In Darkon, characters that are killed cannot move, speak or perform any actions for two minutes or at the discretion of an Elder (a referee). The character is then relegated to Hades, where he must spend some time before returning to the game. He will not have any memory of the last five minutes immediately preceding his death, including who killed him—this is presumably to prevent a perpetual stream of vendetta killings as players attempt to attack their killers in an act of revenge. If a player is resurrected through magical means (within 12 minutes of his death) he retains all of his memories.

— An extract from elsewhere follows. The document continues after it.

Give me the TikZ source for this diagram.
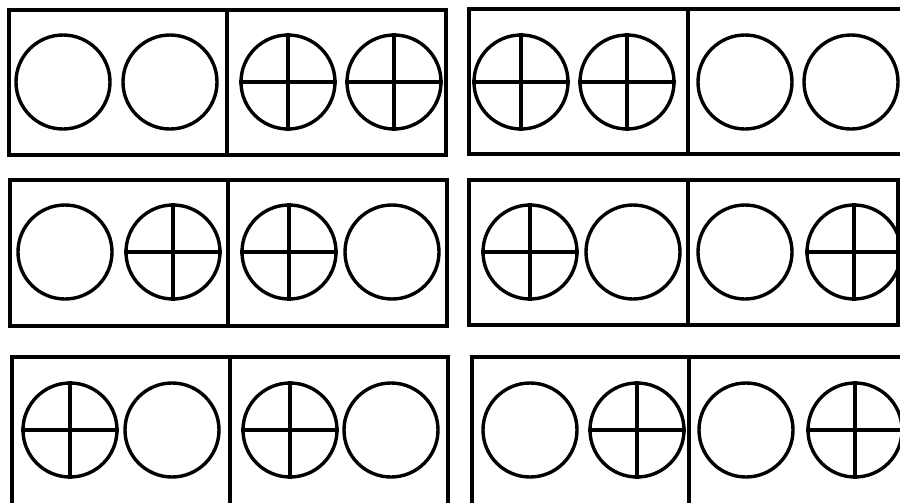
\documentclass[tikz,border=0pt]{standalone}
\usepackage{tikz}

\tikzset{
    frame/.style={line width=3.2pt},
    counter/.style={draw, circle, line width=2.9pt, minimum size=2.82cm, inner sep=0pt},
    bar/.style={line width=2.8pt}
}

\begin{document}
\begin{tikzpicture}[x=0.03cm, y=-0.03cm]
        \useasboundingbox (0,0) rectangle (900,502);
        \clip (0,0) rectangle (900,502);

        % Ten-frame halves
        \draw[frame] (9,10) rectangle (446,155);
        \draw[frame] (227,10) -- (227,155);
        \draw[frame] (469,9) rectangle (910,154);
        \draw[frame] (688,9) -- (688,154);

        \draw[frame] (10,180) rectangle (447,326);
        \draw[frame] (228,180) -- (228,326);
        \draw[frame] (469,180) rectangle (898,325);
        \draw[frame] (688,180) -- (688,325);

        \draw[frame] (12,357) rectangle (448,520);
        \draw[frame] (230,357) -- (230,520);
        \draw[frame] (472,357) rectangle (910,520);
        \draw[frame] (689,357) -- (689,520);

        % Row 1 (1 = crossed counter)
        \foreach \x/\c in {63/0, 170/0, 288/1, 394/1, 521/1, 627/1, 745/0, 851/0} {
            \node[counter] (a\x) at (\x,82) {};
            \ifnum\c=1
                \draw[bar] (a\x.north) -- (a\x.south);
                \draw[bar] (a\x.west) -- (a\x.east);
            \fi
        }

        % Row 2
        \foreach \x/\c in {65/0, 173/1, 289/1, 392/0, 530/1, 633/0, 745/0, 854/1} {
            \node[counter] (b\x) at (\x,252) {};
            \ifnum\c=1
                \draw[bar] (b\x.north) -- (b\x.south);
                \draw[bar] (b\x.west) -- (b\x.east);
            \fi
        }

        % Row 3
        \foreach \x/\c in {70/1, 172/0, 290/1, 391/0, 530/0, 637/1, 746/0, 855/1} {
            \node[counter] (c\x) at (\x,430) {};
            \ifnum\c=1
                \draw[bar] (c\x.north) -- (c\x.south);
                \draw[bar] (c\x.west) -- (c\x.east);
            \fi
        }

    \end{tikzpicture}
\end{document}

Hades is a designated area considered out of play, in which players spend time to repair equipment, heal wounds, and restore life. Combat is forbidden in and around the Hades area. A referee known as the Hades Elder records the names, times, and reasons for players entering and leaving Hades. Dead players hold their weapon overhead to signify that they are ghosts returning to Hades, incapable of communication with players beyond a nod of their head to confirm death. Death in Hades is 12 minutes long (Darkon Wargaming Club 2009:85).
Roles
LARPs differ from tabletop role-playing games through the addition of physical reality to construct diegeses (Montola 2003). In a role-playing game, when the game master describes a rock, he does not provide the million little details that instantly convey the rock’s physical reality. He only creates the impression of the rock. In a live action game, the rock is an actual rock, and thus the texture, size, physical space, distance, color, smell, weight, and so on are all instantly accounted for.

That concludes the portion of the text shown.